Marta Hołderna w branży tatuażu znana pod pseudonimem Hola Holson ma dość nietypowe hobby polegające na preparowaniu zwierzęcych czaszek. Nie można ich kupić, można je wylicytować kilka razy do roku a środki pozyskane ze sprzedaży trafiają na konta organizacji, walczących o prawa zwierząt. Poprzez swój projekt chcę zwrócić uwagę, na to, że każdemu zwierzęciu, należy się szacunek.
- Dawniej Indianie zamieszkujący tereny Meksyku wierzyli, że każdy człowiek dzieli duszę z jakimś zwierzęciem - swoim duchowym przewodnikiem. Chcemy pokazać, że światy zwierząt i ludzi są nierozłączne i przenikają się oraz że zwierzęta, tak samo jak ludzie, zasługują na szacunek i respektowanie ich praw. Czasami są to gipsowe lub betonowe rzeźby, czasami prawdziwe czaszki zwierzaków. Pięknych zwierząt, których historii nigdy nie znam, mogę się tylko domyślać, mogę tylko nad nią rozmyślać. Żadna z czaszek nigdy nie była i nie będzie kupiona od myśliwego, nie chcę wspierać tego smutnego biznesu, znajduję je w lesie, albo dostaję od znajomych, takie to czaszki, które leżały zakurzone na babcinym strychu. Staram się im nadać drugie życie. Wiem to brzmi trochę absurdalnie, ale każda z nich ma swoją historię do opowiedzenia, poświęcić każdej z nich kilka miesięcy pracy, wiele emocji i szacunku. Za każdym razem to dla mnie ciekawa i melancholijna podróż - wyjaśnia Marta Hołderna.
Przez te trzy lata zebrała na tyle prac, że postanowiła je zaprezentować światu. Pojawił się więc pomysł na fotograficzny projekt - "Spirit Animals", który powstał na początku tego roku. Fotografie do projektu wykonała Martyna Antczak, a makijażem artystycznym zajęła się Kasia Latajka. Pozujące do zdjęć modelki zaś, są klientami Marty. Prezentują, więc nie tylko ręcznie malowane, spreparowane czaszki zwierząt, ale także ornamentowe tatuaże, w jakich specjalizuje się artystka.

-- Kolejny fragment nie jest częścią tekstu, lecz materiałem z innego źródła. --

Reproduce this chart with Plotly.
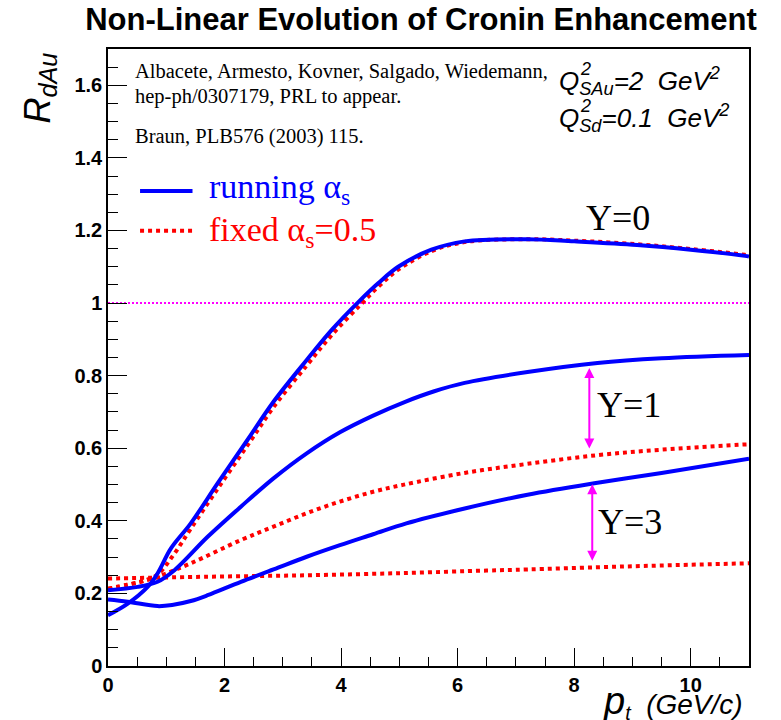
import plotly.graph_objects as go

# ---------------- data ----------------
# Y = 0, running coupling
x_y0_run = [0, 0.34, 0.68, 0.85, 1.08, 1.42, 1.88, 2.39, 2.84, 3.41, 3.84, 4.33, 4.64, 4.98, 5.55, 6.12, 7.2, 8.0, 9.08, 10.0, 10.93, 11.0]
r_y0_run = [0.140, 0.172, 0.218, 0.255, 0.324, 0.393, 0.503, 0.622, 0.728, 0.843, 0.926, 1.008, 1.055, 1.10, 1.147, 1.17, 1.176, 1.17, 1.16, 1.147, 1.13, 1.128]
# Y = 0, fixed coupling
x_y0_fix = [0, 0.34, 0.6, 0.85, 1.14, 1.42, 1.88, 2.39, 2.84, 3.41, 3.84, 4.33, 4.64, 4.98, 5.55, 6.12, 7.2, 8.0, 9.08, 10.0, 10.93, 11.0]
r_y0_fix = [0.213, 0.224, 0.234, 0.252, 0.31, 0.378, 0.488, 0.607, 0.713, 0.828, 0.912, 0.995, 1.045, 1.092, 1.143, 1.168, 1.176, 1.172, 1.162, 1.149, 1.133, 1.131]
# Y = 1, running coupling
x_y1_run = [0, 0.51, 0.85, 1.14, 1.71, 2.28, 2.84, 3.41, 3.98, 4.55, 5.1, 5.6, 6.12, 7.2, 8.4, 9.5, 11.0]
r_y1_run = [0.209, 0.218, 0.232, 0.264, 0.356, 0.439, 0.517, 0.586, 0.644, 0.69, 0.728, 0.757, 0.78, 0.81, 0.835, 0.848, 0.857]
# Y = 1, fixed coupling
x_y1_fix = [0, 0.34, 0.6, 0.85, 1.42, 2.28, 2.84, 3.41, 3.98, 4.55, 5.06, 6.12, 7.2, 8.4, 9.5, 11.0]
r_y1_fix = [0.213, 0.224, 0.234, 0.246, 0.283, 0.347, 0.384, 0.421, 0.453, 0.48, 0.499, 0.532, 0.557, 0.581, 0.596, 0.611]
# Y = 3, running coupling
x_y3_run = [0, 0.34, 0.85, 1.1, 1.42, 1.71, 2.28, 2.84, 3.41, 3.98, 4.55, 5.12, 6.12, 7.2, 8.4, 9.5, 11.0]
r_y3_run = [0.183, 0.177, 0.165, 0.168, 0.179, 0.195, 0.232, 0.266, 0.301, 0.333, 0.363, 0.393, 0.434, 0.472, 0.505, 0.532, 0.571]
# Y = 3, fixed coupling
x_y3_fix = [0, 1.71, 3.41, 5.06, 6.5, 7.2, 8.4, 9.5, 11.0]
r_y3_fix = [0.241, 0.246, 0.25, 0.256, 0.263, 0.266, 0.272, 0.277, 0.283]

ref_x = [0, 11]
ref_y = [1, 1]

# legend samples (x extent and y levels in data units)
leg_x = [0.55, 1.45]
leg_y_run = 1.309
leg_y_fix = 1.199

# gap arrows: x position, top, bottom
arrow_y1 = (8.26, 0.821, 0.595)
arrow_y3 = (8.31, 0.501, 0.286)

BLUE = "#0000ff"
RED = "#ff0000"
MAG = "#ff00ff"
SANS = "Liberation Sans, Arial, sans-serif"
SERIF = "Liberation Serif, Times New Roman, serif"

fig = go.Figure()

fig.add_trace(go.Scatter(x=ref_x, y=ref_y, mode="lines",
                         line=dict(color=MAG, width=2, dash="2px,2px"), hoverinfo="skip"))

for xs, ys in [(x_y3_fix, r_y3_fix), (x_y1_fix, r_y1_fix), (x_y0_fix, r_y0_fix)]:
    fig.add_trace(go.Scatter(x=xs, y=ys, mode="lines", line_shape="spline",
                             line=dict(color=RED, width=4, dash="dot", smoothing=1.0)))
for xs, ys in [(x_y3_run, r_y3_run), (x_y1_run, r_y1_run), (x_y0_run, r_y0_run)]:
    fig.add_trace(go.Scatter(x=xs, y=ys, mode="lines", line_shape="spline",
                             line=dict(color=BLUE, width=4, smoothing=1.0)))

# legend sample lines
fig.add_trace(go.Scatter(x=leg_x, y=[leg_y_run, leg_y_run], mode="lines",
                         line=dict(color=BLUE, width=4)))
fig.add_trace(go.Scatter(x=leg_x, y=[leg_y_fix, leg_y_fix], mode="lines",
                         line=dict(color=RED, width=4, dash="dot")))

ann = []
def text(x, y, s, size, family=SERIF, color="black", xanchor="left", yanchor="middle",
         xref="x", yref="y", **kw):
    ann.append(dict(x=x, y=y, xref=xref, yref=yref, text=s, showarrow=False,
                    xanchor=xanchor, yanchor=yanchor,
                    font=dict(size=size, family=family, color=color), **kw))

# citation text
text(0.427, 1.639, "Albacete, Armesto, Kovner, Salgado, Wiedemann,", 20.5)
text(0.427, 1.570, "hep-ph/0307179, PRL to appear.", 20.5)
text(0.427, 1.460, "Braun, PLB576 (2003) 115.", 20.5)

# legend text
text(1.706, 1.314, "running α<sub>s</sub>", 34, color=BLUE)
text(1.706, 1.195, "fixed α<sub>s</sub>=0.5", 34, color=RED)

# saturation scales
text(7.70, 1.613, "<i>Q<sub>SAu</sub>=2  GeV<sup>2</sup></i>", 26, family=SANS)
text(7.70, 1.511, "<i>Q<sub>Sd</sub>=0.1  GeV<sup>2</sup></i>", 26, family=SANS)
text(8.07, 1.646, "<i>2</i>", 18, family=SANS)
text(8.07, 1.544, "<i>2</i>", 18, family=SANS)

# rapidity labels
text(8.75, 1.235, "Y=0", 36, xanchor="center")
text(8.94, 0.719, "Y=1", 36, xanchor="center")
text(8.96, 0.396, "Y=3", 36, xanchor="center")

# axis titles (paper coordinates)
text(-0.106, 0.936, "<i>R<sub>dAu</sub></i>", 36, family=SANS, xanchor="center",
     xref="paper", yref="paper", textangle=-90)
text(0.994, -0.058,
     "<i><span style=\"font-size:38px\">p</span><sub>t</sub>\u00a0\u00a0(GeV/c)</i>",
     28, family=SANS, xanchor="right", xref="paper", yref="paper")

# arrows
for ax_x, top, bot in [arrow_y1, arrow_y3]:
    ann.append(dict(x=ax_x, y=top, ax=ax_x, ay=bot, xref="x", yref="y", axref="x", ayref="y",
                    text="", showarrow=True, arrowside="end+start", arrowhead=2,
                    startarrowhead=2, arrowwidth=2, arrowsize=1, startarrowsize=1,
                    arrowcolor=MAG, standoff=0, startstandoff=0))

fig.update_layout(
    width=781, height=720,
    margin=dict(l=108, r=32, t=49, b=54),
    paper_bgcolor="white", plot_bgcolor="white",
    showlegend=False,
    title=dict(text="<b>Non-Linear Evolution of Cronin Enhancement</b>",
               x=421 / 781, xref="container", xanchor="center",
               y=1 - 19.5 / 720, yref="container", yanchor="middle",
               font=dict(size=31, family=SANS, color="black")),
    annotations=ann,
)

axis_common = dict(showgrid=False, zeroline=False, showline=True, linecolor="black",
                   linewidth=1.5, mirror=True, ticks="inside", tickcolor="black",
                   tickwidth=1,
                   tickfont=dict(size=20, family=SANS, color="black", weight="bold"))
fig.update_xaxes(range=[0, 11], dtick=2, tick0=0, ticklen=18,
                 minor=dict(dtick=0.5, ticklen=9, ticks="inside", tickcolor="black", tickwidth=1),
                 **axis_common)
fig.update_yaxes(range=[0, 1.7], dtick=0.2, tick0=0, ticklen=19,
                 minor=dict(dtick=0.05, ticklen=10, ticks="inside", tickcolor="black", tickwidth=1),
                 **axis_common)

fig.write_html("out.html")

- Wzory, które znajdują się na moich koralikowych pracach to głównie mandale, czyli symetrycznie powtarzające się motywy umieszczone na planie koła. Symbole mandali należą do najstarszych religijnych symboli ludzkości, występują również w praktykach jogicznych, astrologii, architekturze, oraz magii. Odnajdujemy je u wszystkich ludów, i we wszystkich kulturach. Ja osobiście uwielbiam je rysować, tatuować, i wyklejać. Jest to dla mnie pewna forma medytacji. Pozostałe wzory i kolory, to wyraz mojej fascynacji etnicznymi printami i barwami, głównie Afryki i Amerki Południowej. Inspiracje do tworzenia czaszek znajduję głównie w sztuce Indian Huichol – dodaje Marta Hołderna.